What is expected ▸
Return, exactly as written, the run of lines that begins at the line containing "What React, TypeScript" and ends at the line containing "import * as". Nothing outside that run belongs in the answer.

Source material ▸

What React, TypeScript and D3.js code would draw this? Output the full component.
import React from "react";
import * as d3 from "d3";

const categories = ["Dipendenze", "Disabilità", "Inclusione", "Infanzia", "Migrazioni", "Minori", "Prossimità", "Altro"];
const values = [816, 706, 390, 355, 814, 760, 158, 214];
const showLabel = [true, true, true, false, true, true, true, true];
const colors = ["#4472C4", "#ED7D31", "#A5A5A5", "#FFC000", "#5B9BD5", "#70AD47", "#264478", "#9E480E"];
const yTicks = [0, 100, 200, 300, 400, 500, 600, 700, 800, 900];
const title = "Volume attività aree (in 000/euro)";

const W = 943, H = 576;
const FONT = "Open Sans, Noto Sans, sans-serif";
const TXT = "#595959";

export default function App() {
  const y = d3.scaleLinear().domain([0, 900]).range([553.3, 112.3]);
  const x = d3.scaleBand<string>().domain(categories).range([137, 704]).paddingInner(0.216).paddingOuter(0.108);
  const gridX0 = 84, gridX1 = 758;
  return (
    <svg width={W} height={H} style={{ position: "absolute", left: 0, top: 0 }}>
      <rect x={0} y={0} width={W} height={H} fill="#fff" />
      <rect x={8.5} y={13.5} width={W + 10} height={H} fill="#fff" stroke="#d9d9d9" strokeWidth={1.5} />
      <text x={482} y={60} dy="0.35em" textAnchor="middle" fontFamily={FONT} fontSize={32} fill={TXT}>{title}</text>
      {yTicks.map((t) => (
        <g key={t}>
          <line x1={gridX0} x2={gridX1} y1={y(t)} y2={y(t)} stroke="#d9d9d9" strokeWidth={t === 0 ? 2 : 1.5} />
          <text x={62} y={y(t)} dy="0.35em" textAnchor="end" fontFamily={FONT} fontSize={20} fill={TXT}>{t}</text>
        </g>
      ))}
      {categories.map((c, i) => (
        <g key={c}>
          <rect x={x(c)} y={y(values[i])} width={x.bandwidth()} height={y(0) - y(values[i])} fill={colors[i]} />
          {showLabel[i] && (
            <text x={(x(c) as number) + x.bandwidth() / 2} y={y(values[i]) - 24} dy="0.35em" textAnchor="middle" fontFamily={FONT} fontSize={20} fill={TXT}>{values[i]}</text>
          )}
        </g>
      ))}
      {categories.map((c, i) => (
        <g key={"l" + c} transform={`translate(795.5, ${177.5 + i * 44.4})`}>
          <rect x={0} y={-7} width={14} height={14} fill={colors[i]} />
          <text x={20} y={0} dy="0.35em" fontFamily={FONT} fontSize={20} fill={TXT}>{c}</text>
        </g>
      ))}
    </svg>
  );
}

* * *

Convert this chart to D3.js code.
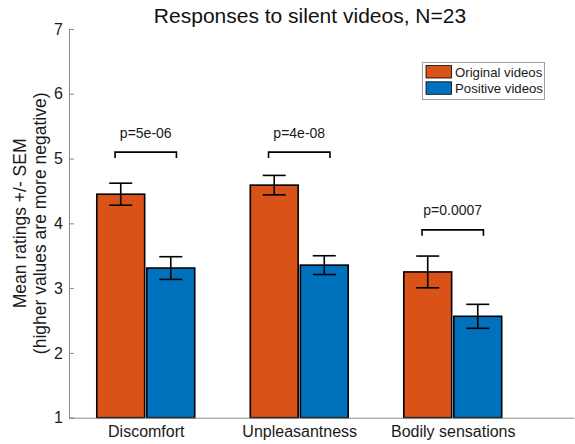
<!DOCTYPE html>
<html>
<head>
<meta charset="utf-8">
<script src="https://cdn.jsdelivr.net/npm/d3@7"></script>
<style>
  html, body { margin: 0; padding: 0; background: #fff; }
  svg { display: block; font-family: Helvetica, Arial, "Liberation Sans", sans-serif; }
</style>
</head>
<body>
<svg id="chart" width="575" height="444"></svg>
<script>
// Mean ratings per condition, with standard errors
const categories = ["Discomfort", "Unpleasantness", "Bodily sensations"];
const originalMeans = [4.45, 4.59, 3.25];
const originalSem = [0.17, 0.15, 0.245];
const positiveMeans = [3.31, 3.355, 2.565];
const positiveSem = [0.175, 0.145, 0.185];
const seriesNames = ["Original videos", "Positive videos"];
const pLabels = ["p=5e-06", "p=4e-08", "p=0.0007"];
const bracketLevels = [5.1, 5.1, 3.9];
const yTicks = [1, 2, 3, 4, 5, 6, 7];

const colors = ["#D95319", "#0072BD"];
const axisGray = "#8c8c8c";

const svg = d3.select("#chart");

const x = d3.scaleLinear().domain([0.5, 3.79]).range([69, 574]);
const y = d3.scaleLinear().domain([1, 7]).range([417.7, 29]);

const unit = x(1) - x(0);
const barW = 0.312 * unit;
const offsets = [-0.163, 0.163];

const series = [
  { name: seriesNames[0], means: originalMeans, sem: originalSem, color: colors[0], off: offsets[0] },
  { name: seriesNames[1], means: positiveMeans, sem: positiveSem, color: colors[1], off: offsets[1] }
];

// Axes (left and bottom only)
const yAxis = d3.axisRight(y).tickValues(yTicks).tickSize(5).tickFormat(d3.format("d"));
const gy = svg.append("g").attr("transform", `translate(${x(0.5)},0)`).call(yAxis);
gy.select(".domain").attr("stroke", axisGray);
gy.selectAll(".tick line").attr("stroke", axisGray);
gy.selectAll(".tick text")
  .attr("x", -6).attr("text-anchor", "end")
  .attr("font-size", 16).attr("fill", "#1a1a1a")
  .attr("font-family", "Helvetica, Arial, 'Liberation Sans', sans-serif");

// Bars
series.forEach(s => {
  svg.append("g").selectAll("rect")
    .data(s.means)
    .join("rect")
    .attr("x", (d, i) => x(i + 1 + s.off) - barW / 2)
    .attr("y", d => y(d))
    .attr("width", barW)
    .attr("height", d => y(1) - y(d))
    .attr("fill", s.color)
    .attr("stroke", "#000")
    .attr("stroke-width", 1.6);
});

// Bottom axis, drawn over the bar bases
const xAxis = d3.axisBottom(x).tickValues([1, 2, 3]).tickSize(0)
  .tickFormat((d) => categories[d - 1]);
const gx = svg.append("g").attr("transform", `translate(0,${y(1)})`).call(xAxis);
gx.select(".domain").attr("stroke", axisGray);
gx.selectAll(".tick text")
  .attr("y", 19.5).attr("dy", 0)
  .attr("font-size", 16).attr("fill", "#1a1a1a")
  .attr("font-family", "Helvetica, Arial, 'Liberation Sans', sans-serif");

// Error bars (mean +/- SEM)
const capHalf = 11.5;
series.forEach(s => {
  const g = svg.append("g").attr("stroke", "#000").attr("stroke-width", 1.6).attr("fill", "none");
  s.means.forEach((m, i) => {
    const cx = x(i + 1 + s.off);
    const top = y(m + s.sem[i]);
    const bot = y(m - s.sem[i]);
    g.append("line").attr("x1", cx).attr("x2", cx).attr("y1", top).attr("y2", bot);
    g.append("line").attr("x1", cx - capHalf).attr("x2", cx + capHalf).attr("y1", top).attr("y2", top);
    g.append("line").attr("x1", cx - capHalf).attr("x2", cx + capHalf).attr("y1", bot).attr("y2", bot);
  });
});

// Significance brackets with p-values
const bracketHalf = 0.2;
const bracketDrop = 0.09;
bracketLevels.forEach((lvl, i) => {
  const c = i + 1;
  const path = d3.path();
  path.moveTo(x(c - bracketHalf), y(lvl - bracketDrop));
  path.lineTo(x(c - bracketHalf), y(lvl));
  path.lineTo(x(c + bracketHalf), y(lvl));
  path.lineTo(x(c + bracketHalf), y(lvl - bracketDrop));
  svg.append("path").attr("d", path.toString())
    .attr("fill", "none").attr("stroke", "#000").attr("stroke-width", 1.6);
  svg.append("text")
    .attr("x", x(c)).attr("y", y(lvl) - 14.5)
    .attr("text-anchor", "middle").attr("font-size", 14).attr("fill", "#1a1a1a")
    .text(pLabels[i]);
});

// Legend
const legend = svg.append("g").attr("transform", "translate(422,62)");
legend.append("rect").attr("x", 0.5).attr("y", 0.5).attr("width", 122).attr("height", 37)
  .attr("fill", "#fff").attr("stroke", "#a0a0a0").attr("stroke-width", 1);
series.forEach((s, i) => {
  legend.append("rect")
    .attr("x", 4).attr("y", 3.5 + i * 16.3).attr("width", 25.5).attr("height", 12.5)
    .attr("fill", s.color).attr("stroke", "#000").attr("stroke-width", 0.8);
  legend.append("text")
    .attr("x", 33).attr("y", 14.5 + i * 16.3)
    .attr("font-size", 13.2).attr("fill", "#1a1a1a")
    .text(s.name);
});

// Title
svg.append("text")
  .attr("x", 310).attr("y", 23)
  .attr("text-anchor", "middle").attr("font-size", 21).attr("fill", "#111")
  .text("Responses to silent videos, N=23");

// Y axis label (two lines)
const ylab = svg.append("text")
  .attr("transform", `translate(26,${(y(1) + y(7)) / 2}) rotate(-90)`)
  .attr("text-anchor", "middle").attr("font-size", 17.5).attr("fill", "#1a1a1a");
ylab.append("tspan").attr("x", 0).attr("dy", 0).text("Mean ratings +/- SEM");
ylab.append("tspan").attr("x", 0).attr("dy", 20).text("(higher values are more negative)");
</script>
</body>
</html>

Result of the task ▸
What React, TypeScript and D3.js code would draw this? Output the full component.
import React from "react";
import * as d3 from "d3";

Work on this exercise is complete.